André Brink est décédé vendredi 6 février 2015 en soirée, à l’âge de 79 ans. Il est l’auteur du célèbre roman Une saison blanche et sèche, qui lui avait valu le prix Médicis étranger en 1980. L’écrivain s’en est allé dans l’avion qui le ramenait de Belgique, où il venait de recevoir un diplôme honoris causa de l’Université catholique de Louvain. Cet Afrikaner blanc aura passé une grande partie de sa vie à critiquer le régime de ségrégation raciale en place dans son pays jusqu’en 1994.
L’homme qui s’est éteint vendredi soir était l’un des écrivains afrikaners les plus critiques vis-à-vis du régime d’apartheid. Il fut le premier auteur de sa communauté à être censuré par le régime blanc de ses semblables, pour son roman Au plus noir de la nuit, publié en 1973. Quelques années après, son roman le plus célèbre, Une saison blanche et sèche, était interdit dès sa publication dans le pays. Son auteur n’en recevra pas moins le prix Médicis étranger pour cet ouvrage, en 1980.

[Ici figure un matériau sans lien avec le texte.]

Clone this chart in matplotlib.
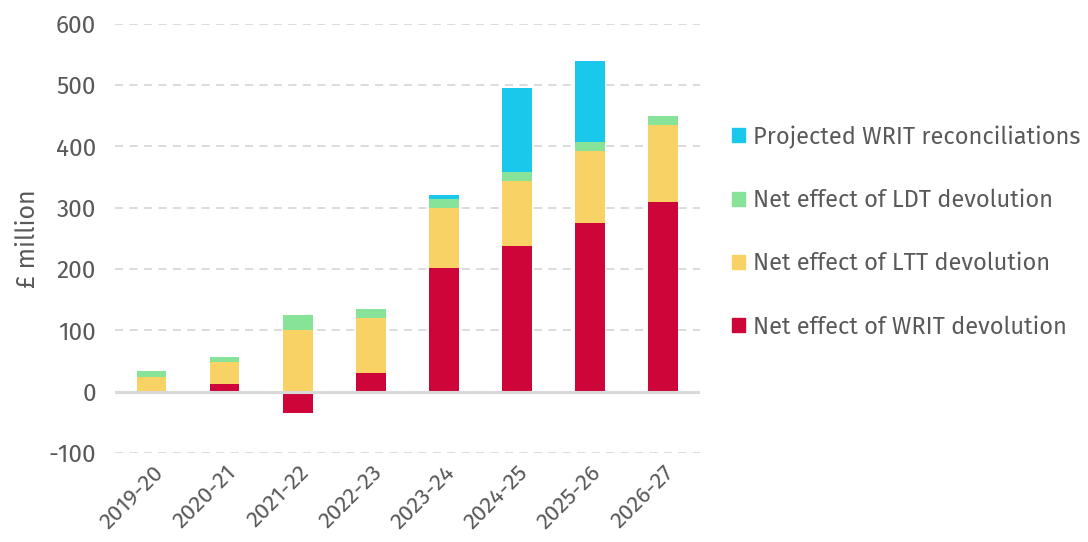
import numpy as np
import matplotlib.pyplot as plt
from matplotlib.patches import Patch

plt.rcParams['font.family'] = ['Fira Sans', 'Noto Sans', 'DejaVu Sans']
plt.rcParams['axes.unicode_minus'] = False

years = ["2019-20", "2020-21", "2021-22", "2022-23", "2023-24", "2024-25", "2025-26", "2026-27"]
writ = [0, 13, -35, 30, 202, 238, 276, 309]
ltt = [24, 35, 100, 91, 98, 105, 116, 126]
ldt = [10, 8, 25, 14, 14, 15, 16, 14]
recon = [0, 0, 0, 0, 7, 137, 131, 0]

c_writ, c_ltt, c_ldt, c_recon = '#CE0538', '#F8D264', '#86E397', '#1AC8EC'
grey = '#595959'

fig = plt.figure(figsize=(10.88, 5.42), dpi=100)
ax = fig.add_axes([0.106, 0.164, 0.537, 0.792])

x = np.arange(len(years))
w = 0.4
writ = np.array(writ)
ltt = np.array(ltt)
ldt = np.array(ldt)
recon = np.array(recon)

# stack positives upwards; the negative WRIT bar goes below zero
pos_writ = np.clip(writ, 0, None)
ax.bar(x, writ, w, color=c_writ, zorder=3)
ax.bar(x, ltt, w, bottom=pos_writ, color=c_ltt, zorder=3)
ax.bar(x, ldt, w, bottom=pos_writ + ltt, color=c_ldt, zorder=3)
ax.bar(x, recon, w, bottom=pos_writ + ltt + ldt, color=c_recon, zorder=3)

ax.set_ylim(-100, 600)
ax.set_xlim(-0.5, 7.5)
ax.set_yticks(np.arange(-100, 601, 100))
ax.yaxis.grid(True, linestyle=(0, (4.5, 3.5)), color='#d9d9d9', linewidth=1.3, zorder=0)
ax.axhline(0, color='#d9d9d9', linewidth=2.2, zorder=4)
for s in ax.spines.values():
    s.set_visible(False)
ax.tick_params(length=0, labelsize=17.5, colors=grey)
ax.tick_params(axis='y', pad=14)
ax.tick_params(axis='x', pad=6, labelsize=16.5)
ax.set_xticks(x)
ax.set_xticklabels(years, rotation=45, ha='right', rotation_mode='anchor')
ax.set_ylabel('£ million', fontsize=18, color=grey, labelpad=6)

handles = [Patch(color=c_recon), Patch(color=c_ldt), Patch(color=c_ltt), Patch(color=c_writ)]
labels = ["Projected WRIT reconciliations", "Net effect of LDT devolution",
          "Net effect of LTT devolution", "Net effect of WRIT devolution"]
leg = fig.legend(handles, labels, loc='upper left', bbox_to_anchor=(0.673, 0.769),
                 frameon=False, fontsize=17, handlelength=0.55, handleheight=0.55,
                 handletextpad=0.35, labelspacing=1.7, labelcolor=grey,
                 borderaxespad=0, borderpad=0)

fig.savefig('out.png', dpi=100)
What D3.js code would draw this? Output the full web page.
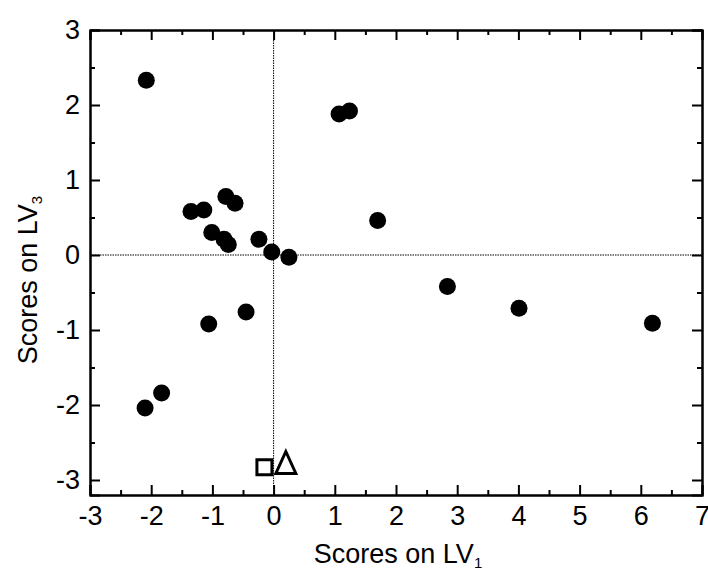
<!DOCTYPE html>
<html lang="en">
  <head>
    <meta charset="utf-8" />
    <title>LV scores</title>
    <script src="https://d3js.org/d3.v7.min.js"></script>
    <style>
      body {
        margin: 0;
        padding: 0;
        background: #fff;
      }
      .axis path, .axis line {
        stroke: #000;
        stroke-width: 2px;
      }
      .axis text {
        font-family: "Liberation Sans", Arial, sans-serif;
        font-size: 27px;
        fill: #000;
      }
      .title {
        font-family: "Liberation Sans", Arial, sans-serif;
        font-size: 27px;
        fill: #000;
      }
    </style>
  </head>
  <body>
    <svg id="chart" width="708" height="576"></svg>

    <script>
      // samples (filled circles)
      var scoreLV1 = [-2.08, 1.07, 1.24, -1.35, -1.14, -0.78, -0.63, -1.01, -0.81, -0.74,
                      -0.24, -0.03, 0.25, 1.70, -1.06, -0.45, 2.84, 4.01, 6.19, -2.10, -1.83];
      var scoreLV3 = [2.33, 1.88, 1.92, 0.58, 0.60, 0.78, 0.69, 0.30, 0.21, 0.14,
                      0.21, 0.04, -0.03, 0.46, -0.92, -0.76, -0.42, -0.71, -0.91, -2.04, -1.84];

      // open markers near the bottom
      var squareLV1 = [-0.15];
      var squareLV3 = [-2.83];
      var triangleLV1 = [0.20];
      var triangleLV3 = [-2.82];

      var xTicks = [-3, -2, -1, 0, 1, 2, 3, 4, 5, 6, 7];
      var yTicks = [-3, -2, -1, 0, 1, 2, 3];

      var svg = d3.select("#chart");

      var pLeft = 90, pRight = 702, pTop = 30, pBottom = 495;

      var x = d3.scaleLinear().domain([-3, 7]).range([pLeft, pRight]);
      var y = d3.scaleLinear().domain([-3.2, 3]).range([pBottom, pTop]);

      var xMinor = d3.range(-2.5, 7, 1);
      var yMinor = d3.range(-2.5, 3, 1);

      // dotted zero lines
      svg.append("line")
        .attr("x1", pLeft).attr("x2", pRight)
        .attr("y1", y(0)).attr("y2", y(0))
        .attr("stroke", "#000")
        .attr("stroke-width", 1)
        .attr("stroke-dasharray", "1.5,1");
      svg.append("line")
        .attr("x1", x(0)).attr("x2", x(0))
        .attr("y1", pTop).attr("y2", pBottom)
        .attr("stroke", "#000")
        .attr("stroke-width", 1)
        .attr("stroke-dasharray", "1.5,1");

      // axes, ticks pointing inward
      svg.append("g")
        .attr("class", "axis")
        .attr("transform", "translate(0," + pBottom + ")")
        .call(d3.axisBottom(x).tickValues(xTicks).tickSize(-10).tickPadding(11).tickFormat(d3.format("d")));
      svg.append("g")
        .attr("class", "axis")
        .attr("transform", "translate(0," + pBottom + ")")
        .call(d3.axisBottom(x).tickValues(xMinor).tickSize(-5).tickSizeOuter(0).tickFormat(""));
      svg.append("g")
        .attr("class", "axis")
        .attr("transform", "translate(0," + pTop + ")")
        .call(d3.axisTop(x).tickValues(xTicks).tickSize(-10).tickFormat(""));
      svg.append("g")
        .attr("class", "axis")
        .attr("transform", "translate(0," + pTop + ")")
        .call(d3.axisTop(x).tickValues(xMinor).tickSize(-5).tickSizeOuter(0).tickFormat(""));

      svg.append("g")
        .attr("class", "axis")
        .attr("transform", "translate(" + pLeft + ",0)")
        .call(d3.axisLeft(y).tickValues(yTicks).tickSize(-10).tickPadding(10).tickFormat(d3.format("d")));
      svg.append("g")
        .attr("class", "axis")
        .attr("transform", "translate(" + pLeft + ",0)")
        .call(d3.axisLeft(y).tickValues(yMinor).tickSize(-5).tickSizeOuter(0).tickFormat(""));
      svg.append("g")
        .attr("class", "axis")
        .attr("transform", "translate(" + pRight + ",0)")
        .call(d3.axisRight(y).tickValues(yTicks).tickSize(-10).tickFormat(""));
      svg.append("g")
        .attr("class", "axis")
        .attr("transform", "translate(" + pRight + ",0)")
        .call(d3.axisRight(y).tickValues(yMinor).tickSize(-5).tickSizeOuter(0).tickFormat(""));

      // plain hyphen for negatives, like the original
      svg.selectAll(".axis text").text(function() {
        return this.textContent.replace("\u2212", "-");
      });

      // filled circles
      svg.append("g")
        .selectAll("circle")
        .data(d3.range(scoreLV1.length))
        .enter()
        .append("circle")
        .attr("cx", function(i){ return x(scoreLV1[i]); })
        .attr("cy", function(i){ return y(scoreLV3[i]); })
        .attr("r", 8.5)
        .attr("fill", "#000");

      // open square
      svg.append("g")
        .selectAll("rect")
        .data(d3.range(squareLV1.length))
        .enter()
        .append("rect")
        .attr("x", function(i){ return x(squareLV1[i]) - 7.5; })
        .attr("y", function(i){ return y(squareLV3[i]) - 7.5; })
        .attr("width", 15)
        .attr("height", 15)
        .attr("fill", "none")
        .attr("stroke", "#000")
        .attr("stroke-width", 3);

      // open triangle
      svg.append("g")
        .selectAll("path")
        .data(d3.range(triangleLV1.length))
        .enter()
        .append("path")
        .attr("transform", function(i){ return "translate(" + x(triangleLV1[i]) + "," + y(triangleLV3[i]) + ")"; })
        .attr("d", "M0,-15 L10,7 L-10,7 Z")
        .attr("fill", "none")
        .attr("stroke", "#000")
        .attr("stroke-width", 3)
        .attr("stroke-linejoin", "miter");

      // axis titles
      var xt = svg.append("text")
        .attr("class", "title")
        .attr("x", (pLeft + pRight) / 2 + 2)
        .attr("y", 563)
        .attr("text-anchor", "middle");
      xt.append("tspan").text("Scores on LV");
      xt.append("tspan").attr("dy", 5).style("font-size", "15px").text("1");

      var yt = svg.append("text")
        .attr("class", "title")
        .attr("transform", "translate(37," + 280 + ") rotate(-90)")
        .attr("text-anchor", "middle");
      yt.append("tspan").text("Scores on LV");
      yt.append("tspan").attr("dy", 5).style("font-size", "15px").text("3");
    </script>
  </body>
</html>
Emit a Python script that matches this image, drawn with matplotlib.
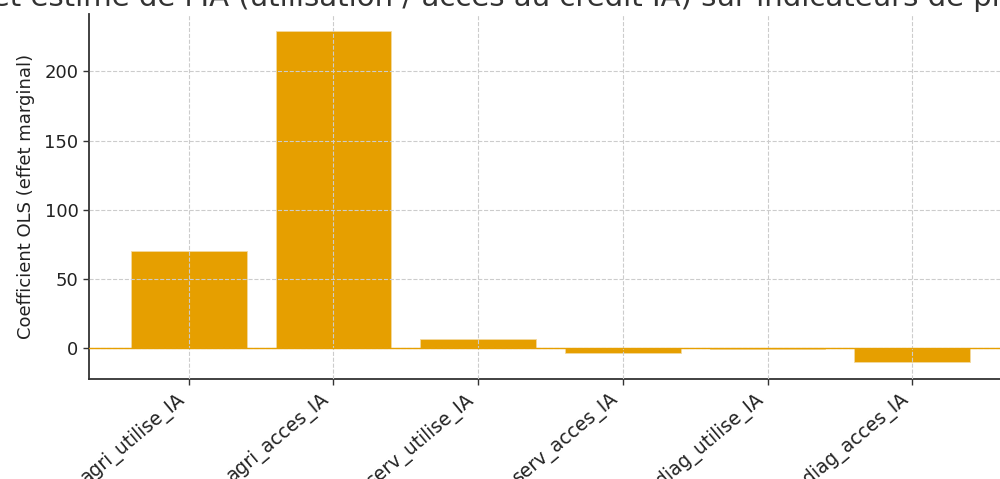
import matplotlib
matplotlib.use("Agg")
import matplotlib.pyplot as plt

categories = ["agri_utilise_IA", "agri_acces_IA", "serv_utilise_IA",
              "serv_acces_IA", "diag_utilise_IA", "diag_acces_IA"]
coefficients = [70.5, 229.5, 6.5, -3.6, -0.3, -10.1]
title = "Effet estimé de l'IA (utilisation / accès au crédit IA) sur indicateurs de productivité"
ylabel = "Coefficient OLS (effet marginal)"

fig = plt.figure(figsize=(10, 4.79), dpi=100)
ax = fig.add_axes([0.089, 0.2088, 0.923, 0.762])

color = "#E69F00"
x = range(len(categories))
ax.bar(x, coefficients, width=0.8, color=color, edgecolor="#f3d9a0", linewidth=0.6, zorder=2)
ax.axhline(0, color=color, linewidth=1.0, zorder=3)

ax.set_xticks(list(x))
ax.set_xticklabels(categories, rotation=40, ha="right", fontsize=13.5, color="#222222")
ax.tick_params(axis="y", labelsize=13, labelcolor="#222222")
ax.tick_params(axis="both", color="#333333", length=4, width=1)

ax.grid(True, linestyle="--", color="#cccccc", linewidth=0.8, zorder=4)
ax.set_axisbelow(False)

for s in ["top", "right"]:
    ax.spines[s].set_visible(False)
for s in ["left", "bottom"]:
    ax.spines[s].set_color("#333333")
    ax.spines[s].set_linewidth(1.3)

ax.set_ylabel(ylabel, fontsize=13, color="#222222", labelpad=7)
ax.set_title(title, fontsize=21, color="#333333")

fig.savefig("out.png", dpi=100)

André Brink, qui bénéficiera dès lors d’une renommée mondiale, faisait partie de ce mouvement d’auteurs afrikaners qu’on appelait « die Sestigers », « les gens des années 1960 », avec Ingrid Jonker et Breyten Breytenbach. Un mouvement très marqué par le vent de liberté soufflant en France pendant ces années. C’est d’ailleurs à l’occasion de son premier voyage en France, de 1959 à 1961, au contact d’étudiants africains, qu’André Brink prend conscience des effets néfastes de la politique d’apartheid dans son pays.
« Je ne me suis rendu compte de l’apartheid, et de tout ce que cela voulait dire, que vers ma 25e année, quand j’ai quitté l’Afrique du Sud pour faire des études à Paris, avait-il confié en 2010 à nos confrères de France 24. A ce moment-là, je n’avais encore jamais eu l’occasion de rencontrer une seule personne noire qui n’était pas ouvrière ou domestique. Donc, il ne m’était jamais arrivé au cerveau de penser qu’il existe une possibilité pour qu’un Noir devienne avocat, ou médecin, ou même instituteur. »
André Brink, du noir et blanc à la couleur
Le jeune Afrikaner est alors étudiant en littérature comparée à la Sorbonne, à Paris. Il y écrit son premier roman, L’ambassadeur, un huis clos amoureux qui fait scandale en Afrique du Sud. Mais désormais écrivain engagé, André Brink passera ensuite toute une partie de sa vie a dénoncer la ségrégation raciale en Afrique du Sud. Dans Une saison blanche et sèche, il raconte la prise de conscience d’un certain Ben Du Toit, après la disparition du fils du jardinier de l’école dans laquelle il enseigne. Cet Afrikaner tranquille apprend que le jeune Noir est décédé en prison, et va alors décider de mener un combat pour la vérité et la justice.
Puis, à partir de 1994, il racontera la nouvelle Afrique du Sud arc-en-ciel et démocratique, avec ses espérances et ses turbulences. « Pour moi, c’était le sommet de ma vie, disait-il encore en 2010 au sujet de la fin de l’apartheid. Je me disais à ce moment-là : ” Maintenant je meurs “, parce qu’il n’y avait rien de plus à quoi je pouvais m’attendre, c’était le sommet de tout ! Si quelqu’un comme lui (Nelson Mandela, NDLR), qui avait passé 28 ans en prison, pouvait sortir de cette prison, dans toute la liberté de son esprit, à cause de la littérature, ça voulait quand même dire quelque chose sur le pouvoir de la littérature. »
Au total, André Brink a écrit une vingtaine de romans et d’essais en anglais et en afrikaans, la langue dominante de la minorité blanche dans le pays. Nommé à plusieurs reprises, André Brink n’a finalement jamais reçu le prix Nobel de littérature.